Twice Told Tales (1963) – Film Review

This is a colorful but ultimately weak attempt by United Artists to cash in on American International’s Poe series by adapting three Nathaniel Hawthorne stories into a TALES OF TERROR anthology format. As in Roger Corman’s 1963 film, TWICE TOLD TALES (released later the same year) features Price in three starring roles, one for each episode. Price plays Alex Medbourne in “Dr. Heidegger’s Experiment,” Dr. Rappacicini in “Rappaccini’s Daughter,” and Gerald Pyncheon in “House of the Seven Gables.” (Previously, Price had played a supporting role in the 1939 full length film version, which starred George Saunders in the lead role). The first depicts two old friends whose relationship is ruined when a mysterious liquid restores not only their youth but also the life of a long-dead woman (who was engaged to one and having an affair with the other). “Rappaccini” is a tragic tale of a a young student (Brett Halsey) who fals in love with a beautiful woman (Joyce Taylro) whose very touch is poisonous, thanks to the experiments of her botanist father. “Seven Gables” involves the scion of a corrupt old family who returns to the family mansion to search for hidden treasure, only to be felled by the vengeful ghost of the man betrayed and killed by his ancestors.
Directed by Sidney Salkow, TWICE TOLD TALES features beautiful Technicolor cinematography (by Ellis W. Carter), but it suffers from slow pacing and (despite the melodramatic hyperbole) dull storytelling. The screenplay by Robert E. Kent offers loose adaptations of the Hawthorne stories, pushing the film closer to outright horror without ever generating much in the way of genuine thrills. For example, in “House of the Seven Gables,” the prosaically rendered ghost elicits more graons than screams, and the skeletal arm that emerges from a secret hiding place to strangle Price, while the titular house (like Poe’s House of Usher) collapses around him, verges on the outright laughable.

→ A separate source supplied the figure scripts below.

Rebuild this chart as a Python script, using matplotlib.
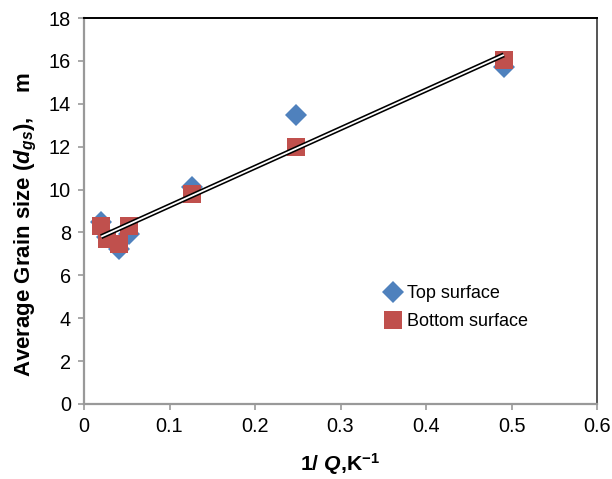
import matplotlib
matplotlib.use("Agg")
import matplotlib.pyplot as plt
import numpy as np

plt.rcParams["font.family"] = ["Liberation Sans", "DejaVu Sans"]
plt.rcParams["mathtext.fontset"] = "custom"
plt.rcParams["mathtext.rm"] = "Liberation Sans"
plt.rcParams["mathtext.bf"] = "Liberation Sans:bold"
plt.rcParams["mathtext.it"] = "Liberation Sans:italic"
plt.rcParams["mathtext.bfit"] = "Liberation Sans:italic:bold"

# 1/Q values and grain sizes
inv_q_top = [0.020, 0.027, 0.041, 0.053, 0.126, 0.248, 0.491]
size_top = [8.5, 7.8, 7.25, 7.95, 10.1, 13.5, 15.7]
inv_q_bottom = [0.020, 0.027, 0.041, 0.053, 0.126, 0.248, 0.491]
size_bottom = [8.3, 7.7, 7.45, 8.3, 9.8, 12.0, 16.05]

blue = "#4F81BD"
red = "#C0504D"
grey = "#999999"

fig = plt.figure(figsize=(6.12, 4.79), dpi=100)
ax = fig.add_axes([0.1373, 0.1566, 0.8382, 0.8058])

ax.plot(inv_q_top, size_top, "D", color=blue, markersize=11,
        markeredgewidth=0, label="Top surface", zorder=3)
ax.plot(inv_q_bottom, size_bottom, "s", color=red, markersize=13.2,
        markeredgewidth=0, label="Bottom surface", zorder=4)

# one linear trendline over all points, drawn as a double line
xs_all = np.array(inv_q_top + inv_q_bottom)
ys_all = np.array(size_top + size_bottom)
k, b = np.polyfit(xs_all, ys_all, 1)
xx = np.array([xs_all.min(), xs_all.max()])
ax.plot(xx, k * xx + b, color="black", lw=3.6, zorder=5,
        solid_capstyle="butt")
ax.plot(xx, k * xx + b, color="white", lw=1.3, zorder=6,
        solid_capstyle="butt")

ax.set_xlim(0, 0.6)
ax.set_ylim(0, 18)
ax.set_xticks(np.arange(0, 0.61, 0.1))
ax.set_xticklabels(["0", "0.1", "0.2", "0.3", "0.4", "0.5", "0.6"])
ax.set_yticks(np.arange(0, 19, 2))

ax.tick_params(axis="both", direction="out", length=4, width=1.2,
               color=grey, labelsize=14.3, pad=5.5)
ax.spines["left"].set_color(grey)
ax.spines["bottom"].set_color(grey)
ax.spines["left"].set_linewidth(1.6)
ax.spines["bottom"].set_linewidth(1.6)
ax.spines["top"].set_color("black")
ax.spines["top"].set_linewidth(1.4)
ax.spines["right"].set_color("#555555")
ax.spines["right"].set_linewidth(1.4)

ax.set_xlabel(r"1/ $\mathbfit{Q}$,K$^{\mathbf{-1}}$", fontsize=15.3,
              fontweight="bold", labelpad=11)
ax.set_ylabel(r"Average Grain size ($\mathbfit{d}_{\mathbfit{gs}}$),    m",
              fontsize=16, fontweight="bold")
ax.yaxis.set_label_coords(-0.088, 0.465)

ax.legend(loc="upper left", bbox_to_anchor=(0.57, 0.327), frameon=False,
          fontsize=13, handletextpad=0.3, labelspacing=0.6,
          handlelength=1.0, borderaxespad=0)

fig.savefig("out.png", dpi=100)
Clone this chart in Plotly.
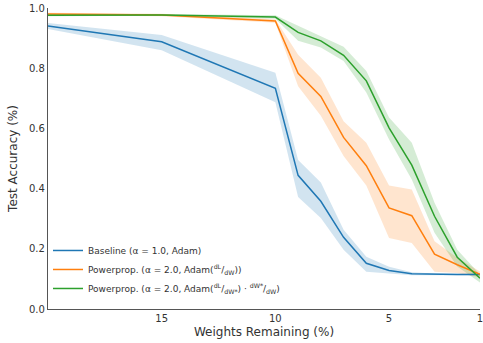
import plotly.graph_objects as go

# Data (x = weights remaining %, y = test accuracy)
weights = [20, 15, 10, 9, 8, 7, 6, 5, 4, 3, 2, 1]

baseline_mean = [0.940, 0.888, 0.733, 0.444, 0.358, 0.238, 0.152, 0.128, 0.117, 0.115, 0.115, 0.115]
baseline_upper = [0.950, 0.910, 0.785, 0.495, 0.420, 0.263, 0.174, 0.140, 0.122, 0.118, 0.118, 0.118]
baseline_lower = [0.930, 0.860, 0.687, 0.372, 0.302, 0.197, 0.124, 0.118, 0.112, 0.112, 0.112, 0.112]

pp_mean = [0.980, 0.977, 0.957, 0.783, 0.706, 0.570, 0.476, 0.336, 0.310, 0.182, 0.147, 0.115]
pp_upper = [0.984, 0.981, 0.963, 0.845, 0.768, 0.624, 0.552, 0.410, 0.397, 0.225, 0.170, 0.125]
pp_lower = [0.976, 0.973, 0.951, 0.740, 0.642, 0.508, 0.410, 0.236, 0.219, 0.124, 0.120, 0.105]

ppg_mean = [0.976, 0.977, 0.970, 0.919, 0.891, 0.843, 0.758, 0.602, 0.478, 0.308, 0.172, 0.102]
ppg_upper = [0.979, 0.980, 0.976, 0.941, 0.908, 0.871, 0.791, 0.636, 0.552, 0.353, 0.197, 0.115]
ppg_lower = [0.973, 0.974, 0.964, 0.891, 0.869, 0.824, 0.719, 0.563, 0.430, 0.253, 0.141, 0.088]

x_ticks = [15, 10, 5, 1]
y_ticks = [0.0, 0.2, 0.4, 0.6, 0.8, 1.0]

series = [
    ("Baseline (α = 1.0, Adam)", baseline_mean, baseline_upper, baseline_lower, "#1f77b4", "rgba(31,119,180,0.2)"),
    ("Powerprop. (α = 2.0, Adam(<sup>dL</sup>/<sub>dW</sub>))", pp_mean, pp_upper, pp_lower, "#ff7f0e", "rgba(255,127,14,0.2)"),
    ("Powerprop. (α = 2.0, Adam(<sup>dL</sup>/<sub>dW*</sub>) · <sup>dW*</sup>/<sub>dW</sub>)", ppg_mean, ppg_upper, ppg_lower, "#2ca02c", "rgba(44,160,44,0.2)"),
]

fig = go.Figure()
for name, mean, upper, lower, color, fillc in series:
    fig.add_trace(go.Scatter(x=weights, y=upper, mode="lines", line=dict(width=0, color=fillc),
                             showlegend=False, hoverinfo="skip"))
    fig.add_trace(go.Scatter(x=weights, y=lower, mode="lines", line=dict(width=0, color=fillc),
                             fill="tonexty", fillcolor=fillc, showlegend=False, hoverinfo="skip"))
for name, mean, upper, lower, color, fillc in series:
    fig.add_trace(go.Scatter(x=weights, y=mean, mode="lines", name=name,
                             line=dict(color=color, width=1.5)))

fig.update_layout(
    width=483, height=343,
    margin=dict(l=48, r=3, t=8, b=34, autoexpand=False),
    plot_bgcolor="white", paper_bgcolor="white",
    font=dict(family="DejaVu Sans", size=10, color="#333333"),
    showlegend=True,
    legend=dict(x=0.0, y=0.02, xanchor="left", yanchor="bottom", traceorder="normal",
                bgcolor="rgba(0,0,0,0)", font=dict(size=9, color="#333333"),
                tracegroupgap=0),
)
fig.update_xaxes(range=[20, 1], tickvals=x_ticks, ticktext=[str(t) for t in x_ticks],
                 showgrid=False, zeroline=False, showline=True, linecolor="#555555", linewidth=1.2,
                 ticks="", ticklabeloverflow="allow", automargin=False,
                 title=dict(text="Weights Remaining (%)", standoff=4))
fig.update_yaxes(range=[0, 1], tickvals=y_ticks, tickformat=".1f",
                 showgrid=False, zeroline=False, showline=True, linecolor="#555555", linewidth=1.2,
                 ticks="", automargin=False,
                 title=dict(text="Test Accuracy (%)", standoff=8))

fig.write_html("out.html", config={"displayModeBar": False},
               post_script="document.body.style.margin='0';document.body.style.overflow='hidden';")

The best episode is probably the first, which captures a nice sense of tragedy, thanks to the performances by Price and Sebastian Cabot. Although the old age makeup they were before drinking the youth-restoring liquid is fairly obvious, they manage to convey the warmth of close friends bound together by many years together, and it is sad to see the restored passions of youth tearing them apart and ultimately destroying them. Although the script ups the ante quite a bit from the written word, it works well enough on screen. (Hawthorne’s version of “Dr. Heidegger’s Experiment,” the good doctor merely observes the reactions of three friends who partake of his youth elixir, and after seeing them revert to the petty bickering ways of youth, proclaims that he himself will never quaff the liquid; resurrecting a long-dead lover was purely a Hollywood invention.)
Neither of the subsequent two tales offers as compelling a relationship, and the horror movie schtick of the “Seven Gables” episode condenses Hawthorne’s novel into a typical blood-and-thunder haunted house story (although the production values are not bad, with the destruction of the house convincingly done).

TRIVIA 

Price and director Sidney Salkow had previously worked together on THE LAST MAN ON EARTH, an Italian-filmed adaptation of Richard Matheson’s novel, I Am Legend. The film was actually directed by Ubaldo B. Ragona; Salkow was more or less the representative of the American investor, helping Price on set and supervising the U.S. dub for American International Pictures to release in the U.S. Though the result is not one of Price’s better efforts, the actor did not blame Salkow. “I thought he was a very good director,” Price replied when I asked him why he would want to work with Salkow again.

DVD DETAILS 

TWICE TOLD TALES was previously available on DVD as part of MGM’s “Midnight Movies” label. That version is now out of print. MGM re-issued it as part of the Midnight Movies Double Features, paired appropriately enough with its far superior model TALES OF TERROR. This bare-bones presentation featured good prints of both movies; a 1.66 transfer of TWICE TOLD TALES; English mono sound; and options for English, French, and Spanish sub-titles. The only bonus features were trailers for both films.

TWICE TOLD TALES (U.A., 1963). Directed by Sidney Salkow. Screenlay by Robert E. Kent, based on stories by Nathaniel Hawthorne. Cast: Vincent Price, Sebastian Cabot, Brett Halsey, Beverly Garland, Richard Denning, Mari Blanchard, Abraham Sofaer, Jacqueline deWilt, Joyce Taylor, Edith evanson, Floyd Simmons, Gene Roth.